La semana entrante se llevará a cabo en Los Ángeles, California, la Cumbre de las Américas, con Joe Biden de anfitrión. La idea de que Estados Unidos fuera la sede fue de Donald Trump, quien le dejó el encarte a su sucesor. Desde ya se sabe que el evento tiene pocas posibilidades de éxito.

Para empezar, las múltiples Cumbres en sí despiertan escepticismo y hasta burla. En la mayoría de los casos el único resultado es una foto de los elegantes titulares frente a un paisaje vistoso, un puñado de desacuerdos, promesas gaseosas y una resolución sin dientes.

Luego, está el contexto político: en las Américas de hoy, con su gran rompecabezas político, organizar una reunión de líderes y esperar resultados es temerario, no solo por lo extenso del espectro político sino las diferencias de personalidad de cada uno de sus líderes y lo opuestos que son sus planes de gobierno.

Entre Bukele y Castillo hay cielo y tierra, Boric es nuevo y Duque saliente, Maduro no está invitado y Bolsonaro y Andrés Manuel López Obrador no están de acuerdo en nada. Difícil esperar soluciones a temas tan importantes como la inseguridad, la desigualdad, el cambio climático y la inseguridad alimentaria en este patio.

Todo y nada ha cambiado desde la primera cumbre en Miami, convocada en 1994 por un entusiasta Bill Clinton. Se llevó a cabo en un hemisferio entusiasmado con la apertura económica, comprometido con la democracia y sin saber qué hacer con Cuba. En ese momento los temas calientes no eran tan distintos: el desarrollo social, la política antidrogas, la corrupción y el desarrollo social. En ese momento trazaron los lineamientos de un gran bloque comercial que llevó a varias iniciativas de libre comercio.

Desde entonces las Cumbres, cada 3 años, decayeron en resultados hasta la versión de 2018 donde faltaron más de quince mandatarios por el escándalo de Odebrecht. Hoy la controversia es la exclusión de Cuba, Nicaragua y Venezuela por parte de los anfitriones, una decisión que no debería sorprender a nadie dada la política americana frente a países no democráticos. A partir de esta decisión el resto de países escogió su lado del ‘ring’, con boicots, críticas y mensajes cruzados. Falta una semana y todavía no se sabe quiénes van.

Para alborotar aún más el avispero, Estados Unidos manejó la organización del evento a punta de improvisación.
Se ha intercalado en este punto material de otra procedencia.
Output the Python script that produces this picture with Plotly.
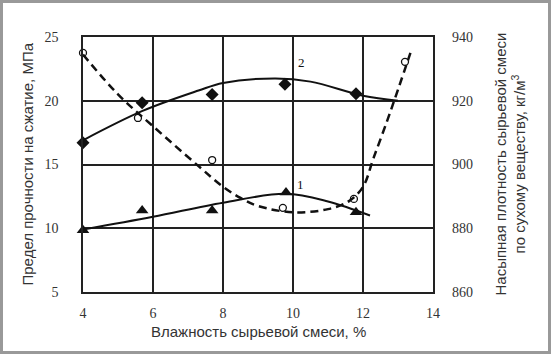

Hace solo unos meses no se sabía la fecha ni el lugar, ni mucho menos la agenda. Los Ángeles, a pesar de su enorme población hispana, no es un centro de negocios ni de política regional.

El equipo organizador, liderado por mandos medios del Departamento de Estado, no ha tenido cintura para manejar las crisis. Tampoco es sorpresa, ya que el país está resolviendo asuntos complejos de política exterior, incluyendo la invasión a Ucrania, y la tensa relación con China.
En casa las matanzas con armas de fuego, la inflación galopante y cómo responder la inminente derrota de los demócratas en las elecciones legislativas distraen y ocupan la agenda del alto gobierno. El mensaje es claro: no hay tiempo para las Américas.

Antes de empezar ha sido una muestra más del caos regional y de la ausencia de una política de Estados Unidos frente al hemisferio. Queda solo la conversación alrededor del veto a los tres países de izquierda, que han despertado furia entre los que señalan -con razón- que las libertades y los derechos humanos no se respetan tampoco en El Salvador ni en Brasil y otros invitados, cuyos gobiernos han usado medidas autoritarias para silenciar a sus detractores.

La triste paradoja es que cuando más integración y consenso se necesita, menos posibilidades hay de que un grupo de países a los que les une la tierra, los idiomas, y ante todo los enormes retos a su progreso, se sienten a la mesa a buscar soluciones comunes. Quizás tocará archivar las Cumbres e inventarse una manera de trabajar juntos sin tantas fotos y con más resultados. Quizás las podrían privatizar.